> _Job_: Reproduce the listing below exactly, minus its pictures.

|---|

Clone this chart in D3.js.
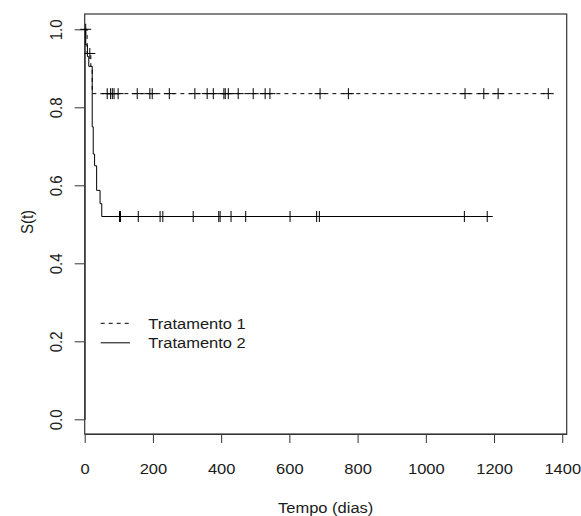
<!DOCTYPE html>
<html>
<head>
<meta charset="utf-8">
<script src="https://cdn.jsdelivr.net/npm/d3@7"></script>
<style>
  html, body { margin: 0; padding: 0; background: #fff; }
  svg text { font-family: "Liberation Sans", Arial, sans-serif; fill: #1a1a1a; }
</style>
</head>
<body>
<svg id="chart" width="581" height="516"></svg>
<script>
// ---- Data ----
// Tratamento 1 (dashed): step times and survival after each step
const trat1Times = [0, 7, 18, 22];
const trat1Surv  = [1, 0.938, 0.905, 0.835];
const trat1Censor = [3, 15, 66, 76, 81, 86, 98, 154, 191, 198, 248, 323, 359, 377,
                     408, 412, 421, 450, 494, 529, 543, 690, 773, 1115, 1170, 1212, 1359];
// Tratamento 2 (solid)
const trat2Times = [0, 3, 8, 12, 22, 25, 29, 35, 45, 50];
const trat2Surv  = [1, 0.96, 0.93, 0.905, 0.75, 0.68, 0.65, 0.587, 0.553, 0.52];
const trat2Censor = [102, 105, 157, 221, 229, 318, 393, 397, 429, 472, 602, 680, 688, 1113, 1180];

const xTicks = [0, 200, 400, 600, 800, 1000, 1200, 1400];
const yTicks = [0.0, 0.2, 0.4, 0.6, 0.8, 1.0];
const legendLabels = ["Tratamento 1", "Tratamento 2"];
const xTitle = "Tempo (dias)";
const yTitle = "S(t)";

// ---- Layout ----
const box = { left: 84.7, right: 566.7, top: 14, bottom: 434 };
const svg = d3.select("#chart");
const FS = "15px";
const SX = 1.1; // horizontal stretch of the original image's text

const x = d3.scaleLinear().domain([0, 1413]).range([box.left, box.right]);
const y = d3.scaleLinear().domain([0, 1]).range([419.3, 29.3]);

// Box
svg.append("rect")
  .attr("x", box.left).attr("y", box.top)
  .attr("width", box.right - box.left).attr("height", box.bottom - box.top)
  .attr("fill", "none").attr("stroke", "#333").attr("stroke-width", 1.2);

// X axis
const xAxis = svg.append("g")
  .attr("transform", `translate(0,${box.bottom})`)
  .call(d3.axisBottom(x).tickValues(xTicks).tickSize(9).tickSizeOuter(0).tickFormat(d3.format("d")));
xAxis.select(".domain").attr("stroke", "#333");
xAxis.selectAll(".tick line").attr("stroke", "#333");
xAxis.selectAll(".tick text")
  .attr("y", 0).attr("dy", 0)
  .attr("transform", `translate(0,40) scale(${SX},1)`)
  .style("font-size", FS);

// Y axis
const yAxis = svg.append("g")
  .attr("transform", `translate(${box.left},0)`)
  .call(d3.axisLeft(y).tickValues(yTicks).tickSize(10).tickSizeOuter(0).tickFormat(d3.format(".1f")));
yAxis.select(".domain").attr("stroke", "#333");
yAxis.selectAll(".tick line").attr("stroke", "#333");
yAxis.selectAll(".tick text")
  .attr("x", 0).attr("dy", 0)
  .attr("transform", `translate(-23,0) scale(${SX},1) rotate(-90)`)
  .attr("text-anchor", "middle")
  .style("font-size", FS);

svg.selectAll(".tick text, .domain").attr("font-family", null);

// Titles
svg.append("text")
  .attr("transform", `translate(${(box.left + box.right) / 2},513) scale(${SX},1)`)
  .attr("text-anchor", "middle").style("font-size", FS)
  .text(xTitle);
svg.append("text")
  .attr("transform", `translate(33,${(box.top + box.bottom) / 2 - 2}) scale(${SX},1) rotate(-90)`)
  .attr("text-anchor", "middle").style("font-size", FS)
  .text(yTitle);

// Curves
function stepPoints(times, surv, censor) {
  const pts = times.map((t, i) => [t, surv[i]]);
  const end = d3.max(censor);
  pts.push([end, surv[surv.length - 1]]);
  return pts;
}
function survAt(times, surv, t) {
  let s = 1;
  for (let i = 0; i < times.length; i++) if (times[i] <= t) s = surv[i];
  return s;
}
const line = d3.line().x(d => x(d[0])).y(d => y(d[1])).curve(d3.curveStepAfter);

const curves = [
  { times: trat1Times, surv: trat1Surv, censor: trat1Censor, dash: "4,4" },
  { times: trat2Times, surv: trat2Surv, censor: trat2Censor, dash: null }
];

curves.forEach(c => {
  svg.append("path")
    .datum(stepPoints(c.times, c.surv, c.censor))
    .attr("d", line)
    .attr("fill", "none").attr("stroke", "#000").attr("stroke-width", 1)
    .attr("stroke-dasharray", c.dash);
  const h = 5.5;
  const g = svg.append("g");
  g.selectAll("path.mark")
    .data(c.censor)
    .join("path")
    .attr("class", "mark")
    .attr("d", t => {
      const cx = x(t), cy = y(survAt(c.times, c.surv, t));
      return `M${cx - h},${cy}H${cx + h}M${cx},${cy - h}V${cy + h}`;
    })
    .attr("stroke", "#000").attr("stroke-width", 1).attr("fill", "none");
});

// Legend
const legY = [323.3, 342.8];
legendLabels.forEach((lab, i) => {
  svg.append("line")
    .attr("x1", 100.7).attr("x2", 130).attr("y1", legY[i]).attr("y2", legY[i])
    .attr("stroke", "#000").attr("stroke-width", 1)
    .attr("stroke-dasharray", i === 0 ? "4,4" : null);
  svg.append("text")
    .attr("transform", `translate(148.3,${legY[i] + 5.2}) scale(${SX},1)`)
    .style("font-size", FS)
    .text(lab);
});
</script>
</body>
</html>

|---|

> _Response for this exercise_:
Clone this chart in D3.js.
<!DOCTYPE html>
<html>
<head>
<meta charset="utf-8">
<script src="https://cdn.jsdelivr.net/npm/d3@7"></script>
<style>
  html, body { margin: 0; padding: 0; background: #fff; }
  svg text { font-family: "Liberation Sans", Arial, sans-serif; fill: #1a1a1a; }
</style>
</head>
<body>
<svg id="chart" width="581" height="516"></svg>
<script>
// ---- Data ----
// Tratamento 1 (dashed): step times and survival after each step
const trat1Times = [0, 7, 18, 22];
const trat1Surv  = [1, 0.938, 0.905, 0.835];
const trat1Censor = [3, 15, 66, 76, 81, 86, 98, 154, 191, 198, 248, 323, 359, 377,
                     408, 412, 421, 450, 494, 529, 543, 690, 773, 1115, 1170, 1212, 1359];
// Tratamento 2 (solid)
const trat2Times = [0, 3, 8, 12, 22, 25, 29, 35, 45, 50];
const trat2Surv  = [1, 0.96, 0.93, 0.905, 0.75, 0.68, 0.65, 0.587, 0.553, 0.52];
const trat2Censor = [102, 105, 157, 221, 229, 318, 393, 397, 429, 472, 602, 680, 688, 1113, 1180];

const xTicks = [0, 200, 400, 600, 800, 1000, 1200, 1400];
const yTicks = [0.0, 0.2, 0.4, 0.6, 0.8, 1.0];
const legendLabels = ["Tratamento 1", "Tratamento 2"];
const xTitle = "Tempo (dias)";
const yTitle = "S(t)";

// ---- Layout ----
const box = { left: 84.7, right: 566.7, top: 14, bottom: 434 };
const svg = d3.select("#chart");
const FS = "15px";
const SX = 1.1; // horizontal stretch of the original image's text

const x = d3.scaleLinear().domain([0, 1413]).range([box.left, box.right]);
const y = d3.scaleLinear().domain([0, 1]).range([419.3, 29.3]);

// Box
svg.append("rect")
  .attr("x", box.left).attr("y", box.top)
  .attr("width", box.right - box.left).attr("height", box.bottom - box.top)
  .attr("fill", "none").attr("stroke", "#333").attr("stroke-width", 1.2);

// X axis
const xAxis = svg.append("g")
  .attr("transform", `translate(0,${box.bottom})`)
  .call(d3.axisBottom(x).tickValues(xTicks).tickSize(9).tickSizeOuter(0).tickFormat(d3.format("d")));
xAxis.select(".domain").attr("stroke", "#333");
xAxis.selectAll(".tick line").attr("stroke", "#333");
xAxis.selectAll(".tick text")
  .attr("y", 0).attr("dy", 0)
  .attr("transform", `translate(0,40) scale(${SX},1)`)
  .style("font-size", FS);

// Y axis
const yAxis = svg.append("g")
  .attr("transform", `translate(${box.left},0)`)
  .call(d3.axisLeft(y).tickValues(yTicks).tickSize(10).tickSizeOuter(0).tickFormat(d3.format(".1f")));
yAxis.select(".domain").attr("stroke", "#333");
yAxis.selectAll(".tick line").attr("stroke", "#333");
yAxis.selectAll(".tick text")
  .attr("x", 0).attr("dy", 0)
  .attr("transform", `translate(-23,0) scale(${SX},1) rotate(-90)`)
  .attr("text-anchor", "middle")
  .style("font-size", FS);

svg.selectAll(".tick text, .domain").attr("font-family", null);

// Titles
svg.append("text")
  .attr("transform", `translate(${(box.left + box.right) / 2},513) scale(${SX},1)`)
  .attr("text-anchor", "middle").style("font-size", FS)
  .text(xTitle);
svg.append("text")
  .attr("transform", `translate(33,${(box.top + box.bottom) / 2 - 2}) scale(${SX},1) rotate(-90)`)
  .attr("text-anchor", "middle").style("font-size", FS)
  .text(yTitle);

// Curves
function stepPoints(times, surv, censor) {
  const pts = times.map((t, i) => [t, surv[i]]);
  const end = d3.max(censor);
  pts.push([end, surv[surv.length - 1]]);
  return pts;
}
function survAt(times, surv, t) {
  let s = 1;
  for (let i = 0; i < times.length; i++) if (times[i] <= t) s = surv[i];
  return s;
}
const line = d3.line().x(d => x(d[0])).y(d => y(d[1])).curve(d3.curveStepAfter);

const curves = [
  { times: trat1Times, surv: trat1Surv, censor: trat1Censor, dash: "4,4" },
  { times: trat2Times, surv: trat2Surv, censor: trat2Censor, dash: null }
];

curves.forEach(c => {
  svg.append("path")
    .datum(stepPoints(c.times, c.surv, c.censor))
    .attr("d", line)
    .attr("fill", "none").attr("stroke", "#000").attr("stroke-width", 1)
    .attr("stroke-dasharray", c.dash);
  const h = 5.5;
  const g = svg.append("g");
  g.selectAll("path.mark")
    .data(c.censor)
    .join("path")
    .attr("class", "mark")
    .attr("d", t => {
      const cx = x(t), cy = y(survAt(c.times, c.surv, t));
      return `M${cx - h},${cy}H${cx + h}M${cx},${cy - h}V${cy + h}`;
    })
    .attr("stroke", "#000").attr("stroke-width", 1).attr("fill", "none");
});

// Legend
const legY = [323.3, 342.8];
legendLabels.forEach((lab, i) => {
  svg.append("line")
    .attr("x1", 100.7).attr("x2", 130).attr("y1", legY[i]).attr("y2", legY[i])
    .attr("stroke", "#000").attr("stroke-width", 1)
    .attr("stroke-dasharray", i === 0 ? "4,4" : null);
  svg.append("text")
    .attr("transform", `translate(148.3,${legY[i] + 5.2}) scale(${SX},1)`)
    .style("font-size", FS)
    .text(lab);
});
</script>
</body>
</html>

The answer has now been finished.